Mohamed the fat Muslim, has taken to eating mayonnaise on toast. You horrible, dirty, filthy hack. He's been banging on again about drinking and smoking even though he's a Muslim (again). Is that all your patter consists of? "I smoke, I drink, which is funny as I'm a Muslim". Who gives a flying fuck about you? Who fucking cares man? And those laps that you do round the garden after eating your mayonnaise aren't going to shift that horrific fucking kite you've got swinging around your mid-riff. Smoke some more and stop eating pure filth. I bet he fucking stinks.
Rebecca is a tramp, but she's a bit more of a likable tramp than I'd earlier anticipated. She's like a tramp who has a bit of a skill, like the mouth organ or guitar, or a mangy dog, rather than a tramp who imposes himself on you and breathes meths up your early morning snout. Well, sort of anyhow, apart from her not having a skill or a mangy dog. She doesn't actually seem to have anything about her, she's just some normal lass who gets her tits out when she's had a few, harmless really. Let's put our cards on the table though, she's not going to win, so we may as well kick her out now.

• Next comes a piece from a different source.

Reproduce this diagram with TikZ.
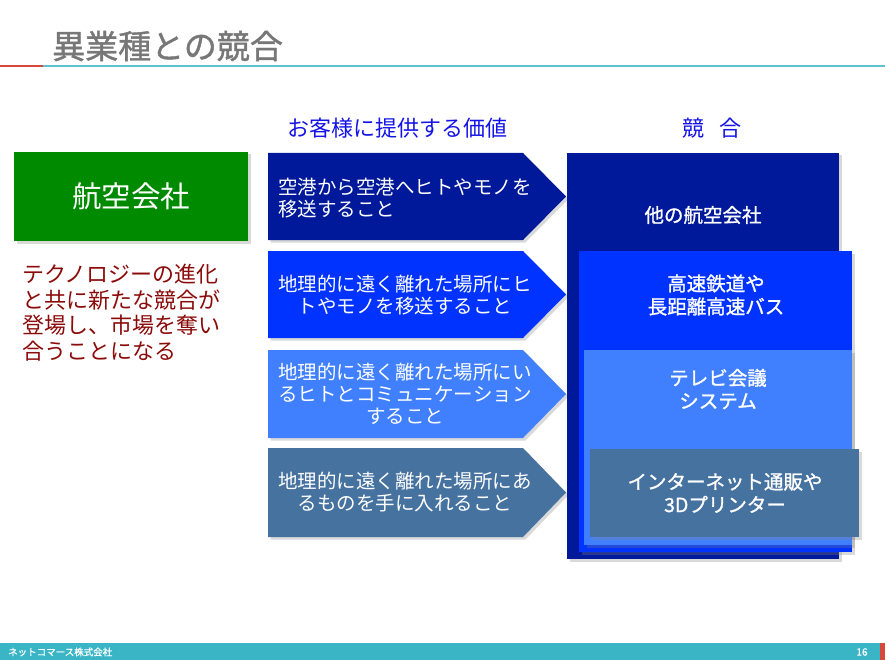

Albino Bond villain, Darnell, seems OK. He's stood his ground against the stroke victim and against Jennifer a couple of times and he does seems genuine enough, even though you wouldn't let him near your children. I'm not suggesting he's a nonce, but he's just a bit scary for kids. People that look like him should just be kept under the stairs or in a back yard kennel. They should just make a big hutch for him and fill it with lots of nice hay for his glossy skin to lie on and just feed him carrots and stuff. I'm surprised he's never joined a circus, actually. He'd make a fortune in a freak show.
Now what can we say about Jennifer? She sort of falls into the same boring category as Rachel, except that she'd definitely do the dirty. Another one of those lasses that pretends they're so high maintenance and they've got morals, when in fact they are as cheap as they come. She's stringing Dale on a bit, but if he gets her pissed enough he'll probably be able to get her fucked. Personally, I don't get the attraction in a lass that resembles Skeletor without the energy draining chains and has the teeth of a Californian crackhead. I'm sure she went into the house with a boyfriend, so she's either a cheating slag or she's playing Dale for a tit, probably both.And finally, it's the cookie monster. She does actually look like she's lost weight since entering the house. She's still scary and easily the most likely to go mental and kill everyone and the least likely to get fucked. I can imagine her bludgeoning Mikey to death with a packet of Hob Nobs. She's the clear favourite to win. She's also been massaging people. There's absolutely Bob Hope of me letting her sugary lady's fingers come anywhere near my skin, horrible obese bison dog. She'd probably try and tear a chunk out of your shoulder and then sit slavering your blood all over her chin whilst caressing her breasts. She's sick in the head.
So I'll do an update once the nominations are out. Farewell.